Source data
================

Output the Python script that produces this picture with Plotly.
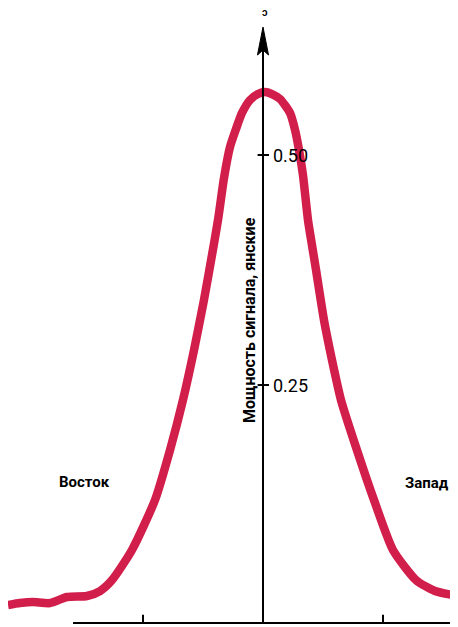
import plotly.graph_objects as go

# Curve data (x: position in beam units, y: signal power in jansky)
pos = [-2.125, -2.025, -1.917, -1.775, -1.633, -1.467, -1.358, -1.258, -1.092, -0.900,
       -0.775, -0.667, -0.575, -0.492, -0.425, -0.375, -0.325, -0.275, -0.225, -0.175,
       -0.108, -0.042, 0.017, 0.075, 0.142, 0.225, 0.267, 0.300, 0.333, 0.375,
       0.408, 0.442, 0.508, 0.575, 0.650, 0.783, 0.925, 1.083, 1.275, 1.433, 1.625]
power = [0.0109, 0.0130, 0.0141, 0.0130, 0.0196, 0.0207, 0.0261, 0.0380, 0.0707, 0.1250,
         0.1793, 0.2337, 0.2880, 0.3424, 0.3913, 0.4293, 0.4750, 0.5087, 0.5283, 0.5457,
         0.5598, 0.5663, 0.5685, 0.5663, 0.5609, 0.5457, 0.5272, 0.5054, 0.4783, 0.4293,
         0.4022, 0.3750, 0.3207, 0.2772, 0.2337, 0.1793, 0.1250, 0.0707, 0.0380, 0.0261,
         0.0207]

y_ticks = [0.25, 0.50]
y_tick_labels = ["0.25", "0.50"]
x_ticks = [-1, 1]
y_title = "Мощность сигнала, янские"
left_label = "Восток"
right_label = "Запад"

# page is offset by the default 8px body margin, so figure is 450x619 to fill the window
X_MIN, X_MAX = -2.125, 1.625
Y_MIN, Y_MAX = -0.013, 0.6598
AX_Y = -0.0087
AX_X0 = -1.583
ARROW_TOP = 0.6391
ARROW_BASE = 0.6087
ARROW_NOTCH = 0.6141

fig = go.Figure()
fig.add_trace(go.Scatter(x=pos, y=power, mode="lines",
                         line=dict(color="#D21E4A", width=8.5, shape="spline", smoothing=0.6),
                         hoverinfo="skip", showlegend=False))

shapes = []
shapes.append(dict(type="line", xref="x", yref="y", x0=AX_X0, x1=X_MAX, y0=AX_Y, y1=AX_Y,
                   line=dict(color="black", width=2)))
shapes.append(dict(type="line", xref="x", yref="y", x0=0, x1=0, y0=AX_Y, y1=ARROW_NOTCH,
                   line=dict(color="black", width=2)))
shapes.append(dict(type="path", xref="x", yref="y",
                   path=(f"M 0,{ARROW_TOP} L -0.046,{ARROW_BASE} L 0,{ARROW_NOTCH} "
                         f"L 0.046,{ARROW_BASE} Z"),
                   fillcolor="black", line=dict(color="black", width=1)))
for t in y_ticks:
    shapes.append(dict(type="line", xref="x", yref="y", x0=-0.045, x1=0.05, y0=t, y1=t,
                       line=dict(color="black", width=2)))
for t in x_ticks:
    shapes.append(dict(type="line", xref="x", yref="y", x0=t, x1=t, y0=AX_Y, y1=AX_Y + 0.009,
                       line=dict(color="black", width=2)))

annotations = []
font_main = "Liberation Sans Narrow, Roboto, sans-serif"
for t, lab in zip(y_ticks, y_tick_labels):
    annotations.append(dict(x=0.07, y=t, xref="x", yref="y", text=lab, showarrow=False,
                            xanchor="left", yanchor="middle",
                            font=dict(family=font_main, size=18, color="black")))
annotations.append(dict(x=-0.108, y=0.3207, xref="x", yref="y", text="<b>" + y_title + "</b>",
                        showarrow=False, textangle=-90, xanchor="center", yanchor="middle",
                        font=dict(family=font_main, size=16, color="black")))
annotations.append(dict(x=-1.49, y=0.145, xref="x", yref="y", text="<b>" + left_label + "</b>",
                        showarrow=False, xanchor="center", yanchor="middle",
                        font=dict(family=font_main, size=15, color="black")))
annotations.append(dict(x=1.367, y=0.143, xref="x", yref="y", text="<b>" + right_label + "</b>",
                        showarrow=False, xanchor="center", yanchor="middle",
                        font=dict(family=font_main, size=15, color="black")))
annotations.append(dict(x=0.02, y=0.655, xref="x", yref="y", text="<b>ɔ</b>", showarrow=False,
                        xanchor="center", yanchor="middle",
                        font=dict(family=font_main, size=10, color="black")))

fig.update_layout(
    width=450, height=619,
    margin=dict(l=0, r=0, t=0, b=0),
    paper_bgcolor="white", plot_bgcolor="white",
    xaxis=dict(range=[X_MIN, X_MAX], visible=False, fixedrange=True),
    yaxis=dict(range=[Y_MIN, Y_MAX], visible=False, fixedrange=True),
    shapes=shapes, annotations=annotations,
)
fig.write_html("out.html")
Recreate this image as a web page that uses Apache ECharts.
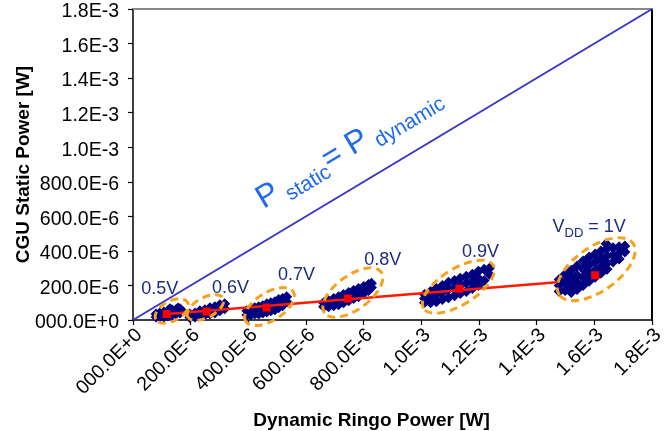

================

● Written exercise: Set down word for word the lines from the first entry through the line with "import plotly.graph_objects as go", both included, omitting pictures.

● Answer for this exercise:
Output the Python script that produces this picture with Plotly.
import plotly.graph_objects as go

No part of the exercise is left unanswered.